The E24 6-series’ interior ambience was even more modern than the Porsche’s. It’s not quite as quick as the 928, even in M1-engined M635CSi form, but certainly comfortable, with quality fit and finish. It’s far more practical, too – proper-sized humans actually have a chance of fitting in the rear seats.
MERCEDES-BENZ SEC C126
Introduced in 1981, the three-pointed star’s take on the big, powerful coupé majored on waftability. Well, most of the time. With a range of straight-six and V8 engines, there was more breadth to the SEC’s range than the 928, which helped volume sales. Again, it was much more practical, but in 295bhp 560 SEC form, not far off the 928’s pace, either.
928 BUYING TIPS
Most 928s are automatics, so manual cars carry a hefty premium. Manual GTS models have been known to push £60k, even with more than 100k miles on the clock.
Though a 928 can wear big miles well, it’s a complex car. Only buy from an enthusiast who’s got a stack of invoices pointing to doting long-term care.
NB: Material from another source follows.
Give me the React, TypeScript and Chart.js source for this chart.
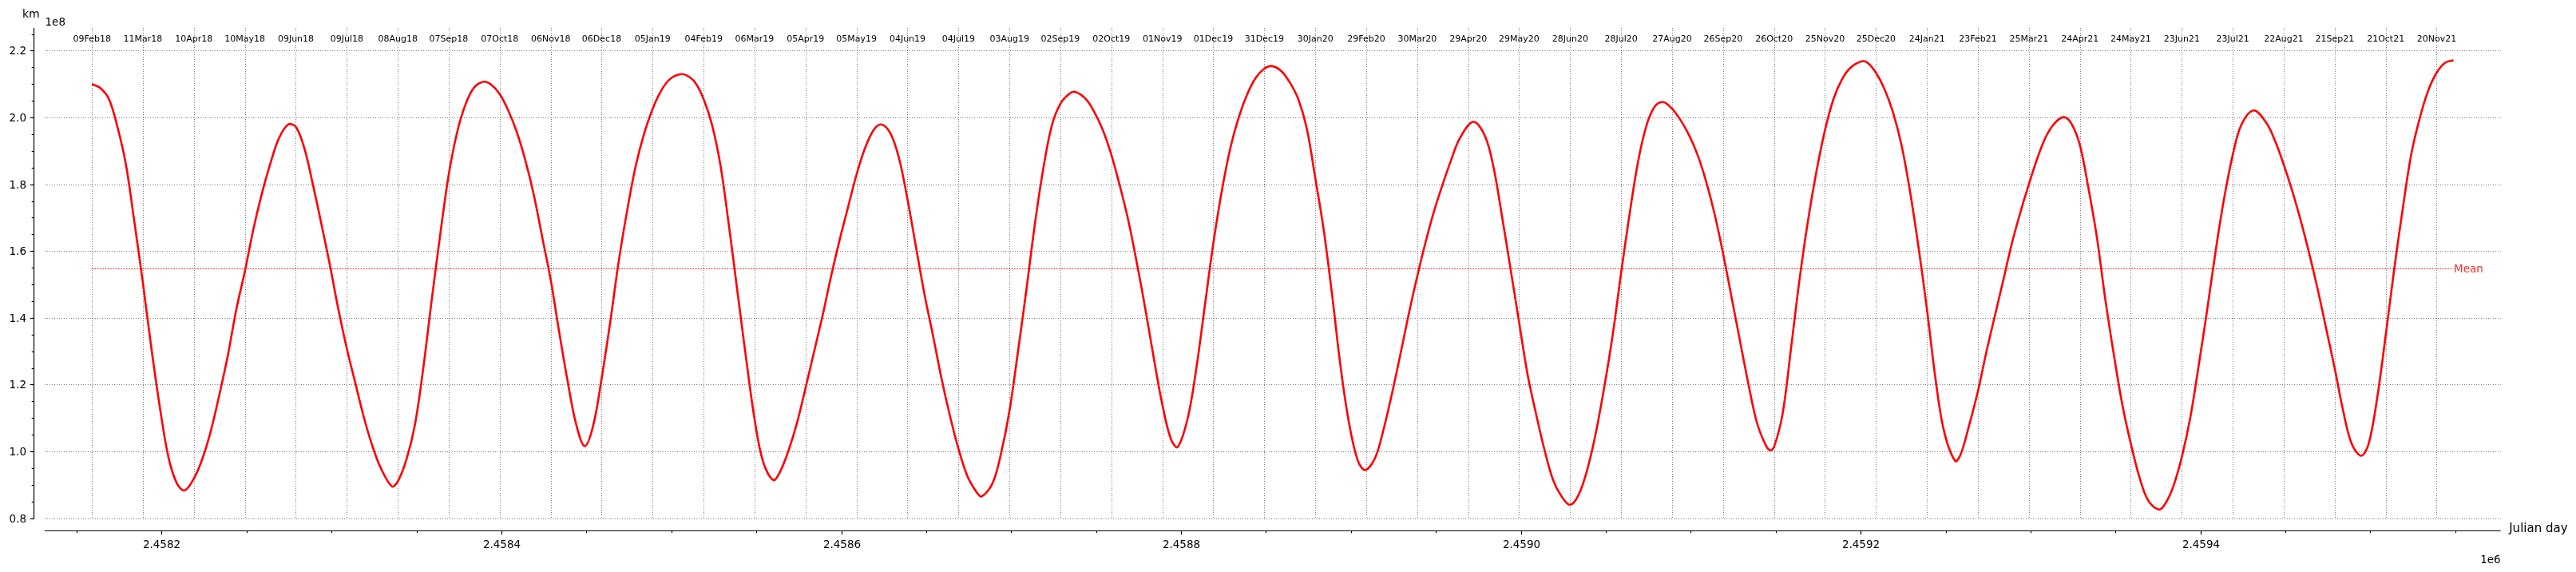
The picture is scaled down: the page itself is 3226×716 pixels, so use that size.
import React, { useEffect, useRef } from "react";
import { Chart, registerables } from "chart.js";

Chart.register(...registerables);

// Julian day of the first sample (09Feb18)
const START_JD = 2458159.0;

// days after START_JD
const DAY_OFFSETS = [
  0, 5, 10, 15, 20, 25, 30, 35, 40, 45, 50, 54.5, 60, 65, 70, 75, 80, 85, 90, 95, 100, 105, 110, 115.5,
  120, 125, 130, 135, 140, 145, 150, 155, 160, 165, 170, 176.6, 180, 185, 190, 195, 200, 205, 210, 215,
  220, 225, 230.8, 235, 240, 245, 250, 255, 260, 265, 270, 275, 280, 285, 290, 295, 300, 305, 310, 315,
  320, 325, 330, 335, 340, 346, 350, 355, 360, 365, 370, 375, 380, 385, 390, 395, 401, 405, 410, 415,
  420, 425, 430, 435, 440, 445, 450, 455, 460, 464.5, 470, 475, 480, 485, 490, 495, 500, 505, 510, 515,
  520, 523.5, 530, 535, 540, 545, 550, 555, 560, 565, 570, 575, 578.4, 585, 590, 595, 600, 605, 610, 615,
  620, 625, 630, 635, 639, 645, 650, 655, 660, 665, 670, 675, 680, 685, 690, 694.3, 700, 705, 710, 715,
  720, 725, 730, 735, 740, 745, 749.3, 755, 760, 765, 770, 775, 780, 785, 790, 795, 800, 805, 813, 820,
  825, 830, 835, 840, 845, 850, 855, 860, 865, 870, 875, 880, 885, 890, 895, 900, 905, 910, 915, 920,
  924.8, 930, 935, 940, 945, 950, 955, 960, 965, 970, 975, 980, 985, 987.7, 990, 995, 1000, 1005, 1010,
  1015, 1020, 1025, 1030, 1035, 1041.6, 1045, 1050, 1055, 1060, 1065, 1070, 1075, 1080, 1085, 1090,
  1096.7, 1100, 1105, 1110, 1115, 1120, 1125, 1130, 1135, 1140, 1145, 1150, 1155, 1160.5, 1165, 1170,
  1175, 1180, 1185, 1190, 1195, 1200, 1205, 1210, 1216.4, 1220, 1225, 1230, 1235, 1240, 1245, 1250, 1255,
  1260, 1265, 1272.3, 1280, 1285, 1290, 1295, 1300, 1305, 1310, 1315, 1320, 1325, 1330, 1335.6, 1340,
  1345, 1350, 1355, 1360, 1365, 1370, 1375, 1380, 1385, 1389.9,
];

// distance, in units of 1e8 km
const DISTANCE_1E8_KM = [
  2.100, 2.088, 2.055, 1.972, 1.859, 1.686, 1.504, 1.308, 1.131, 0.983, 0.904, 0.883, 0.919, 0.978, 1.062,
  1.170, 1.288, 1.426, 1.539, 1.665, 1.772, 1.862, 1.937, 1.979,
  1.972, 1.908, 1.800, 1.682, 1.559, 1.426, 1.308, 1.205, 1.103, 1.017, 0.950, 0.895, 0.910, 0.974, 1.077,
  1.249, 1.455, 1.650, 1.829, 1.957,
  2.041, 2.090, 2.107, 2.098, 2.070, 2.021, 1.957, 1.873, 1.770, 1.642, 1.514, 1.357, 1.209, 1.081, 1.016,
  1.077, 1.219, 1.386, 1.568, 1.721,
  1.854, 1.952, 2.026, 2.080, 2.114, 2.129, 2.126, 2.105, 2.055, 1.977, 1.854, 1.672, 1.475, 1.279, 1.096,
  0.969, 0.914, 0.939, 1.003, 1.086,
  1.190, 1.298, 1.406, 1.524, 1.632, 1.731, 1.829, 1.908, 1.962, 1.979, 1.952, 1.878, 1.755, 1.612, 1.470,
  1.347, 1.219, 1.106, 1.008, 0.929,
  0.883, 0.865, 0.904, 0.993, 1.121, 1.298, 1.485, 1.682, 1.849, 1.977, 2.041, 2.070, 2.077, 2.055, 2.016,
  1.962, 1.888, 1.795, 1.691, 1.564,
  1.426, 1.278, 1.140, 1.037, 1.013, 1.101, 1.249, 1.436, 1.623, 1.780, 1.908, 2.001, 2.070, 2.119, 2.146,
  2.154, 2.139, 2.105, 2.055, 1.967,
  1.819, 1.662, 1.465, 1.249, 1.081, 0.973, 0.944, 0.978, 1.062, 1.170, 1.288, 1.411, 1.524, 1.628, 1.721,
  1.800, 1.873, 1.937, 1.987, 1.943,
  1.849, 1.701, 1.544, 1.386, 1.229, 1.111, 1.003, 0.914, 0.865, 0.840, 0.870, 0.944, 1.052, 1.190, 1.347,
  1.534, 1.711, 1.868, 1.977, 2.034,
  2.046, 2.026, 1.992, 1.947, 1.888, 1.809, 1.711, 1.593, 1.462, 1.330, 1.200, 1.085, 1.020, 1.003, 1.013,
  1.111, 1.308, 1.514, 1.691,
  1.839, 1.962, 2.055, 2.114, 2.149, 2.168, 2.164, 2.134, 2.085, 2.016, 1.918, 1.780, 1.613, 1.426, 1.219,
  1.062,
  0.971, 0.993, 1.081, 1.180, 1.298, 1.406, 1.514, 1.623, 1.716, 1.800, 1.878, 1.942, 1.982, 2.001, 1.982,
  1.918,
  1.790, 1.642, 1.455, 1.290, 1.140, 1.023, 0.924, 0.855, 0.826, 0.841, 0.895, 0.983, 1.101, 1.259, 1.426,
  1.603, 1.760,
  1.888, 1.977, 2.021, 1.982, 1.928, 1.859, 1.780, 1.691, 1.593, 1.485, 1.367, 1.249, 1.121, 1.023, 0.987,
  1.023,
  1.160, 1.347, 1.545, 1.725, 1.888, 1.997, 2.080, 2.134, 2.164, 2.171,
];

const MEAN_1E8_KM = 1.547;

// top axis: one date label every 30 days from START_JD
const TOP_DATE_STEP_DAYS = 30;
const TOP_DATE_LABELS = [
  "09Feb18", "11Mar18", "10Apr18", "10May18", "09Jun18", "09Jul18", "08Aug18", "07Sep18", "07Oct18",
  "06Nov18", "06Dec18", "05Jan19", "04Feb19", "06Mar19", "05Apr19", "05May19", "04Jun19", "04Jul19",
  "03Aug19", "02Sep19", "02Oct19", "01Nov19", "01Dec19", "31Dec19", "30Jan20", "29Feb20", "30Mar20",
  "29Apr20", "29May20", "28Jun20", "28Jul20", "27Aug20", "26Sep20", "26Oct20", "25Nov20", "25Dec20",
  "24Jan21", "23Feb21", "25Mar21", "24Apr21", "24May21", "23Jun21", "23Jul21", "22Aug21", "21Sep21",
  "21Oct21", "20Nov21",
];

const Y_TICKS = [0.8, 1.0, 1.2, 1.4, 1.6, 1.8, 2.0, 2.2];
const Y_TICK_LABELS = ["0.8", "1.0", "1.2", "1.4", "1.6", "1.8", "2.0", "2.2"];
const Y_MINOR_STEP = 0.05;

const X_TICKS_JD = [2458200, 2458400, 2458600, 2458800, 2459000, 2459200, 2459400];
const X_TICK_LABELS = ["2.4582", "2.4584", "2.4586", "2.4588", "2.4590", "2.4592", "2.4594"];
const X_MINOR_STEP = 50;

const X_MIN = 2458131.2;
const X_MAX = 2459576.7;
const Y_MIN = 0.7967;
const Y_MAX = 2.268;

const FONT = "'DejaVu Sans', 'Liberation Sans', sans-serif";

const overlay = {
  id: "overlay",
  beforeDatasetsDraw(chart: any) {
    const { ctx, chartArea: a, scales } = chart;
    const xs = scales.x;
    const ys = scales.y;
    ctx.save();
    // grid
    ctx.strokeStyle = "#7a7a7a";
    ctx.lineWidth = 1;
    ctx.setLineDash([1, 2]);
    for (const v of Y_TICKS) {
      const y = Math.round(ys.getPixelForValue(v)) + 0.5;
      ctx.beginPath();
      ctx.moveTo(a.left, y);
      ctx.lineTo(a.right, y);
      ctx.stroke();
    }
    TOP_DATE_LABELS.forEach((_, i) => {
      const x = Math.round(xs.getPixelForValue(START_JD + i * TOP_DATE_STEP_DAYS)) + 0.5;
      ctx.beginPath();
      ctx.moveTo(x, a.top);
      ctx.lineTo(x, ys.getPixelForValue(0.8));
      ctx.stroke();
    });
    // mean line
    const x0 = xs.getPixelForValue(START_JD + DAY_OFFSETS[0]);
    const x1 = xs.getPixelForValue(START_JD + DAY_OFFSETS[DAY_OFFSETS.length - 1]);
    const ym = Math.round(ys.getPixelForValue(MEAN_1E8_KM)) + 0.5;
    ctx.strokeStyle = "#ff0000";
    ctx.lineWidth = 1.2;
    ctx.setLineDash([1.5, 1.8]);
    ctx.beginPath();
    ctx.moveTo(x0, ym);
    ctx.lineTo(x1, ym);
    ctx.stroke();
    ctx.restore();
  },
  afterDatasetsDraw(chart: any) {
    const { ctx, chartArea: a, scales } = chart;
    const xs = scales.x;
    const ys = scales.y;
    ctx.save();
    ctx.setLineDash([]);
    ctx.fillStyle = "#000";
    ctx.strokeStyle = "#000";

    // top date labels
    ctx.font = `11px ${FONT}`;
    ctx.textAlign = "center";
    ctx.textBaseline = "alphabetic";
    TOP_DATE_LABELS.forEach((lab, i) => {
      const x = xs.getPixelForValue(START_JD + i * TOP_DATE_STEP_DAYS);
      ctx.fillText(lab, x, 51.5);
    });

    // y spine (offset left)
    const sx = a.left - 14 + 0.5;
    ctx.lineWidth = 1.2;
    ctx.beginPath();
    ctx.moveTo(sx, a.top);
    ctx.lineTo(sx, a.bottom);
    ctx.stroke();
    ctx.lineWidth = 1.1;
    for (let v = 0.8; v <= Y_MAX + 1e-9; v += Y_MINOR_STEP) {
      const y = Math.round(ys.getPixelForValue(v)) + 0.5;
      ctx.beginPath();
      ctx.moveTo(sx, y);
      ctx.lineTo(sx - 2.8, y);
      ctx.stroke();
    }
    ctx.font = `13.5px ${FONT}`;
    ctx.textAlign = "right";
    ctx.textBaseline = "middle";
    Y_TICKS.forEach((v, i) => {
      const y = Math.round(ys.getPixelForValue(v)) + 0.5;
      ctx.beginPath();
      ctx.moveTo(sx, y);
      ctx.lineTo(sx - 4.9, y);
      ctx.stroke();
      ctx.fillText(Y_TICK_LABELS[i], sx - 9.5, y + 1);
    });

    // x spine (offset down)
    const sy = a.bottom + 14 + 0.5;
    ctx.lineWidth = 1.2;
    ctx.beginPath();
    ctx.moveTo(a.left, sy);
    ctx.lineTo(a.right, sy);
    ctx.stroke();
    ctx.lineWidth = 1.1;
    for (let v = Math.ceil(X_MIN / X_MINOR_STEP) * X_MINOR_STEP; v <= X_MAX; v += X_MINOR_STEP) {
      const x = Math.round(xs.getPixelForValue(v)) + 0.5;
      ctx.beginPath();
      ctx.moveTo(x, sy);
      ctx.lineTo(x, sy + 2.8);
      ctx.stroke();
    }
    ctx.textAlign = "center";
    ctx.textBaseline = "alphabetic";
    X_TICKS_JD.forEach((v, i) => {
      const x = Math.round(xs.getPixelForValue(v)) + 0.5;
      ctx.beginPath();
      ctx.moveTo(x, sy);
      ctx.lineTo(x, sy + 4.9);
      ctx.stroke();
      ctx.fillText(X_TICK_LABELS[i], x, 686);
    });

    // offsets & axis labels
    ctx.textAlign = "right";
    ctx.fillText("1e6", a.right, 705);
    ctx.textAlign = "left";
    ctx.fillText("1e8", a.left + 0.5, 32);
    ctx.font = `14px ${FONT}`;
    ctx.fillText("km", 28, 21.5);
    ctx.font = `15px ${FONT}`;
    ctx.fillText("Julian day", a.right + 10.5, 665.5);

    // mean label
    const x1 = xs.getPixelForValue(START_JD + DAY_OFFSETS[DAY_OFFSETS.length - 1]);
    const ym = ys.getPixelForValue(MEAN_1E8_KM);
    ctx.font = `13.5px ${FONT}`;
    ctx.fillStyle = "rgba(255,0,0,0.85)";
    ctx.textBaseline = "middle";
    ctx.fillText("Mean", x1 + 0.5, ym + 1);
    ctx.restore();
  },
};

export default function App() {
  const ref = useRef<HTMLCanvasElement>(null);
  useEffect(() => {
    if (!ref.current) return;
    const points = DAY_OFFSETS.map((d, i) => ({ x: START_JD + d, y: DISTANCE_1E8_KM[i] }));
    const chart = new Chart(ref.current, {
      type: "line",
      data: {
        datasets: [
          {
            data: points,
            borderColor: "#ff0000",
            backgroundColor: "#ff0000",
            borderWidth: 2.6,
            pointRadius: 0,
            tension: 0.35,
            fill: false,
          },
        ],
      },
      options: {
        animation: false,
        responsive: false,
        maintainAspectRatio: false,
        devicePixelRatio: 1,
        layout: { padding: { left: 56, top: 35, right: 94.3, bottom: 66 } },
        plugins: { legend: { display: false }, tooltip: { enabled: false }, title: { display: false } },
        scales: {
          x: { type: "linear", display: false, min: X_MIN, max: X_MAX },
          y: { type: "linear", display: false, min: Y_MIN, max: Y_MAX },
        },
      },
      plugins: [overlay],
    } as any);
    return () => chart.destroy();
  }, []);
  return (
    <div style={{ position: "fixed", left: 0, top: 0, width: 3226, height: 716, background: "#fff" }}>
      <canvas ref={ref} width={3226} height={716} style={{ display: "block", width: 3226, height: 716 }} />
    </div>
  );
}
As befitting an expensive GT, there are plenty of eletronics which are well known for failing and for being difficult to locate and sort. Lots have aftermarket alarms and immobilisers that can drain batteries and leave unsightly holes in the dashboard.
The timing belt should be replaced every four years or 45,000 miles, with a fresh water pump installed at the same time – budget £600 for this at a specialist.